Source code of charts
○ ○ ○ ○ ○
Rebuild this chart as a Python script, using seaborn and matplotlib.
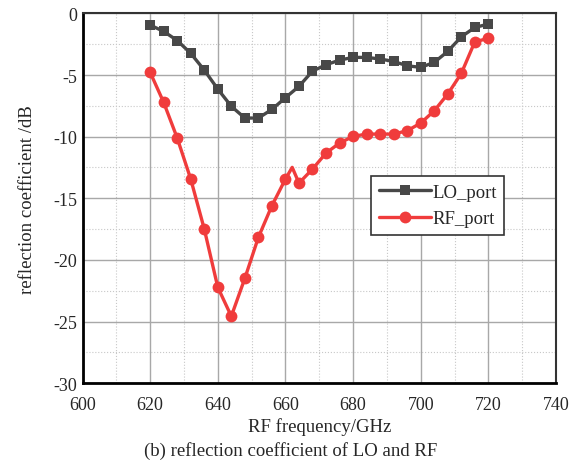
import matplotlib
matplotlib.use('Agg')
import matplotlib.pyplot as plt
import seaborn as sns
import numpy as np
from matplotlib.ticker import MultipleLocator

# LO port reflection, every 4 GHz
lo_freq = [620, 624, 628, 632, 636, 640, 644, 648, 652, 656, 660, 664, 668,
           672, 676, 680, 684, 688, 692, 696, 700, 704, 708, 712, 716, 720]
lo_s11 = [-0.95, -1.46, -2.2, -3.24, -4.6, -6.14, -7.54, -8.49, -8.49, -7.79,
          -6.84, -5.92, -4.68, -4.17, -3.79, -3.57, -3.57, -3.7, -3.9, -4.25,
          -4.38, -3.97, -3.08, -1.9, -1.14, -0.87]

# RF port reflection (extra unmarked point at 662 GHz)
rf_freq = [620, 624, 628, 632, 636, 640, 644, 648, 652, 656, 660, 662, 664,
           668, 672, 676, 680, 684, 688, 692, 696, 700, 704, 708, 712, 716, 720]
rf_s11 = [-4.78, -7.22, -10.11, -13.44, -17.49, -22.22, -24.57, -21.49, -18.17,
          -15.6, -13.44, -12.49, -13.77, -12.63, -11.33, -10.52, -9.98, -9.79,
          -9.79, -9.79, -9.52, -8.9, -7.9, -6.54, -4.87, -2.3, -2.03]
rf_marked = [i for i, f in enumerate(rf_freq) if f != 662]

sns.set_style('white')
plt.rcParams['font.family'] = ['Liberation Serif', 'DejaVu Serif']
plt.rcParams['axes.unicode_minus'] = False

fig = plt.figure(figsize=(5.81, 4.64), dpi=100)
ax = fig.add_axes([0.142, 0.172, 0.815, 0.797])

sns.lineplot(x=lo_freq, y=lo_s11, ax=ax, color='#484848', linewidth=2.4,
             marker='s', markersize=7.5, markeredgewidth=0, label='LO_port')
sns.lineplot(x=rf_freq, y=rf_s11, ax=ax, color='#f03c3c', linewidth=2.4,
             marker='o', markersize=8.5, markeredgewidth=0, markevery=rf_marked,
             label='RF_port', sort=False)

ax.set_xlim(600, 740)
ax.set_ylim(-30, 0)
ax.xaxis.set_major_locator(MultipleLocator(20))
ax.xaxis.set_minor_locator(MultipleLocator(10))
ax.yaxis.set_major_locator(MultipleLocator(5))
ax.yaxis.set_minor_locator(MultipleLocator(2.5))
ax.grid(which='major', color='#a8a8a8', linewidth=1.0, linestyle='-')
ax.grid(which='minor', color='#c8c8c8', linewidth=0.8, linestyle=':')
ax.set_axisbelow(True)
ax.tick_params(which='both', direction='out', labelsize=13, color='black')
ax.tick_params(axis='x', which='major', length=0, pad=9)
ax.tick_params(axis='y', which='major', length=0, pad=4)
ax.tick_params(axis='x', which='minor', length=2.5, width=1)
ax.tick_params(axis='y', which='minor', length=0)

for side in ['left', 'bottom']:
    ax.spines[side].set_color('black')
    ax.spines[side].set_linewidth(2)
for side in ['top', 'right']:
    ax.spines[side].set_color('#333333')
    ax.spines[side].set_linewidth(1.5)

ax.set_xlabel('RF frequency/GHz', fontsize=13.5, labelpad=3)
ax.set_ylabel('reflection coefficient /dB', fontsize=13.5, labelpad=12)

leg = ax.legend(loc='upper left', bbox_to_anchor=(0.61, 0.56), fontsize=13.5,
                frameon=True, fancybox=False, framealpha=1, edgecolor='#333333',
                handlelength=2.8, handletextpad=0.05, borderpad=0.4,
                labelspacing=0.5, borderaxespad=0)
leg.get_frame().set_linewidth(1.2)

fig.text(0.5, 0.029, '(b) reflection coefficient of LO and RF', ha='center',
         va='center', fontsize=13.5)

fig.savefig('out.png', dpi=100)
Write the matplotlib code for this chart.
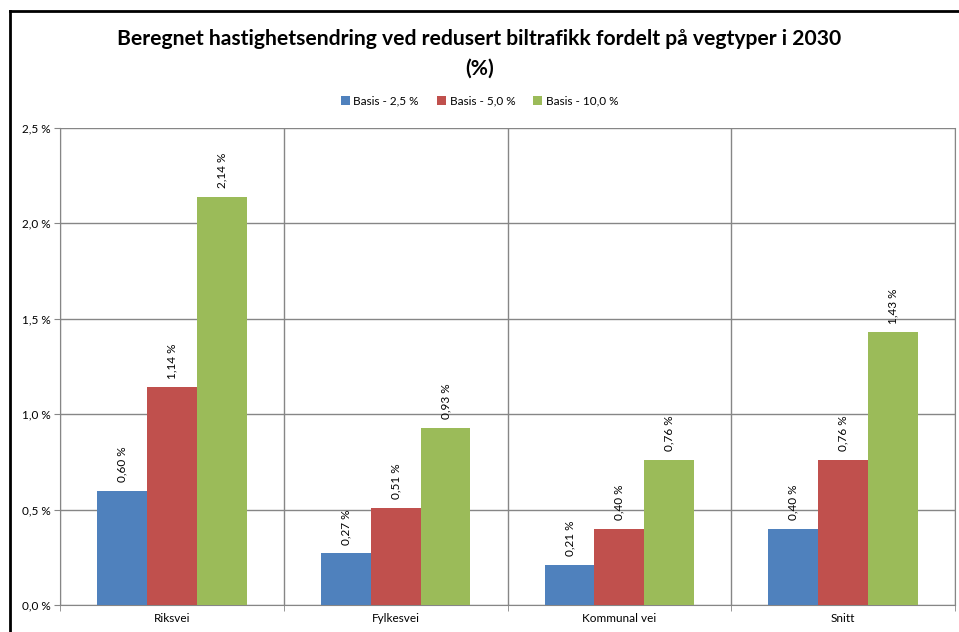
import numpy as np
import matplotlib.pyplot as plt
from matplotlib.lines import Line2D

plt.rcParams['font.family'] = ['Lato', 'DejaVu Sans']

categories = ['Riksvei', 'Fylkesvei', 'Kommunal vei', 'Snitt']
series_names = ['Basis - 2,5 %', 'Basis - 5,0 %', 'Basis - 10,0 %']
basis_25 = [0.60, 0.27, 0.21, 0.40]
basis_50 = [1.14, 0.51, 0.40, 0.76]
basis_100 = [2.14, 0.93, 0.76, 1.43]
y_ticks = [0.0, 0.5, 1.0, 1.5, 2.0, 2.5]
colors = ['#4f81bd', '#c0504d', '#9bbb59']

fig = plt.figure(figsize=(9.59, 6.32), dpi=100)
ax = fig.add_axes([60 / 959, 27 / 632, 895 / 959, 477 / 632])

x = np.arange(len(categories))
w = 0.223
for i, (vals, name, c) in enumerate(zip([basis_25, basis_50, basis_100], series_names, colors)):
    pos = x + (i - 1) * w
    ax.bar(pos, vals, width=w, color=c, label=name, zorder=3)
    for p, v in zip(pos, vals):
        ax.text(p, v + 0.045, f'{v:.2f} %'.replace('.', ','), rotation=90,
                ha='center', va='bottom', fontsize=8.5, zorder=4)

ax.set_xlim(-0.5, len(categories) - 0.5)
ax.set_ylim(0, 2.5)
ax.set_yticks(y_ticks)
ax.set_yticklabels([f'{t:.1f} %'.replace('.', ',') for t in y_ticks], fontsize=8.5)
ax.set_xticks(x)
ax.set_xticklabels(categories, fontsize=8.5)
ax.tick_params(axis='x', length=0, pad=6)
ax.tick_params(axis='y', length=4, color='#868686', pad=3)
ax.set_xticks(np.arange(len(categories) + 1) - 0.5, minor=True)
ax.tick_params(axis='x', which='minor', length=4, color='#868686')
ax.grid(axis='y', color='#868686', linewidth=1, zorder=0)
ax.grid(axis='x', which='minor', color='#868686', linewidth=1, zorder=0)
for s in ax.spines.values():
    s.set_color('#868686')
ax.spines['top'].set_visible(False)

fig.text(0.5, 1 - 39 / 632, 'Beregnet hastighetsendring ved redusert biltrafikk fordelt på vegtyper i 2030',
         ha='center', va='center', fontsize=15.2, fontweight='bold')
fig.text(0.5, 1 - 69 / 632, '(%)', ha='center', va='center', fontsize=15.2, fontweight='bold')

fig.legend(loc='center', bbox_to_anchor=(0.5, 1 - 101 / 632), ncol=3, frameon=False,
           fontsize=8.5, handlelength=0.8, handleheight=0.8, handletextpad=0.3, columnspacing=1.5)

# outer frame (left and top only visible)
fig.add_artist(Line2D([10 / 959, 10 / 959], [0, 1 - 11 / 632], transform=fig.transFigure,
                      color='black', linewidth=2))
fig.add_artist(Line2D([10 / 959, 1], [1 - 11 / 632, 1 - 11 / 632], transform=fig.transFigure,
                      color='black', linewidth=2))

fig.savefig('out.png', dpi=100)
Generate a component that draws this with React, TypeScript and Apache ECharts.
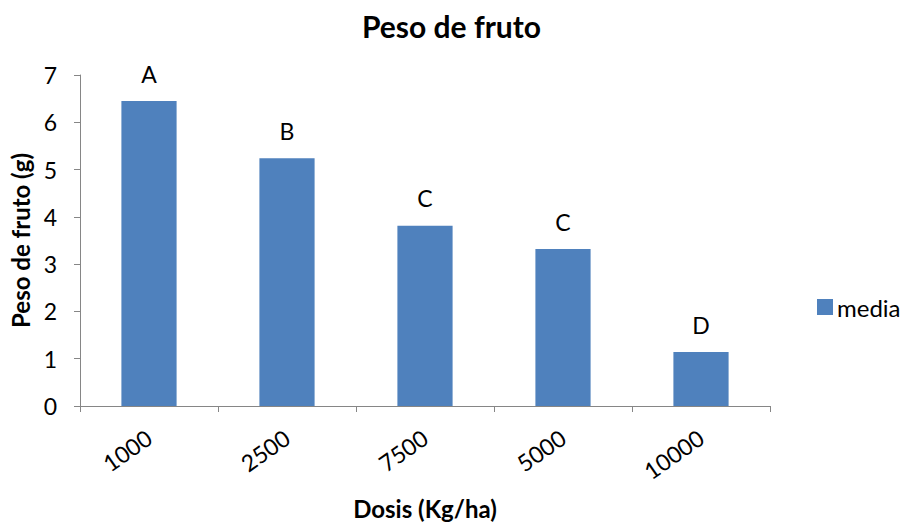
○ ○ ○ ○ ○
● REQUEST: Look above for the line with "Write the matplotlib code for this chart." and the line with "handleheight=0.8, handletextpad=0.3, columnspacing=1.5)"; set down those two lines and all lines between them exactly, without pictures and without anything else.

● RESULT BELOW:
Write the matplotlib code for this chart.
import numpy as np
import matplotlib.pyplot as plt
from matplotlib.lines import Line2D

plt.rcParams['font.family'] = ['Lato', 'DejaVu Sans']

categories = ['Riksvei', 'Fylkesvei', 'Kommunal vei', 'Snitt']
series_names = ['Basis - 2,5 %', 'Basis - 5,0 %', 'Basis - 10,0 %']
basis_25 = [0.60, 0.27, 0.21, 0.40]
basis_50 = [1.14, 0.51, 0.40, 0.76]
basis_100 = [2.14, 0.93, 0.76, 1.43]
y_ticks = [0.0, 0.5, 1.0, 1.5, 2.0, 2.5]
colors = ['#4f81bd', '#c0504d', '#9bbb59']

fig = plt.figure(figsize=(9.59, 6.32), dpi=100)
ax = fig.add_axes([60 / 959, 27 / 632, 895 / 959, 477 / 632])

x = np.arange(len(categories))
w = 0.223
for i, (vals, name, c) in enumerate(zip([basis_25, basis_50, basis_100], series_names, colors)):
    pos = x + (i - 1) * w
    ax.bar(pos, vals, width=w, color=c, label=name, zorder=3)
    for p, v in zip(pos, vals):
        ax.text(p, v + 0.045, f'{v:.2f} %'.replace('.', ','), rotation=90,
                ha='center', va='bottom', fontsize=8.5, zorder=4)

ax.set_xlim(-0.5, len(categories) - 0.5)
ax.set_ylim(0, 2.5)
ax.set_yticks(y_ticks)
ax.set_yticklabels([f'{t:.1f} %'.replace('.', ',') for t in y_ticks], fontsize=8.5)
ax.set_xticks(x)
ax.set_xticklabels(categories, fontsize=8.5)
ax.tick_params(axis='x', length=0, pad=6)
ax.tick_params(axis='y', length=4, color='#868686', pad=3)
ax.set_xticks(np.arange(len(categories) + 1) - 0.5, minor=True)
ax.tick_params(axis='x', which='minor', length=4, color='#868686')
ax.grid(axis='y', color='#868686', linewidth=1, zorder=0)
ax.grid(axis='x', which='minor', color='#868686', linewidth=1, zorder=0)
for s in ax.spines.values():
    s.set_color('#868686')
ax.spines['top'].set_visible(False)

fig.text(0.5, 1 - 39 / 632, 'Beregnet hastighetsendring ved redusert biltrafikk fordelt på vegtyper i 2030',
         ha='center', va='center', fontsize=15.2, fontweight='bold')
fig.text(0.5, 1 - 69 / 632, '(%)', ha='center', va='center', fontsize=15.2, fontweight='bold')

fig.legend(loc='center', bbox_to_anchor=(0.5, 1 - 101 / 632), ncol=3, frameon=False,
           fontsize=8.5, handlelength=0.8, handleheight=0.8, handletextpad=0.3, columnspacing=1.5)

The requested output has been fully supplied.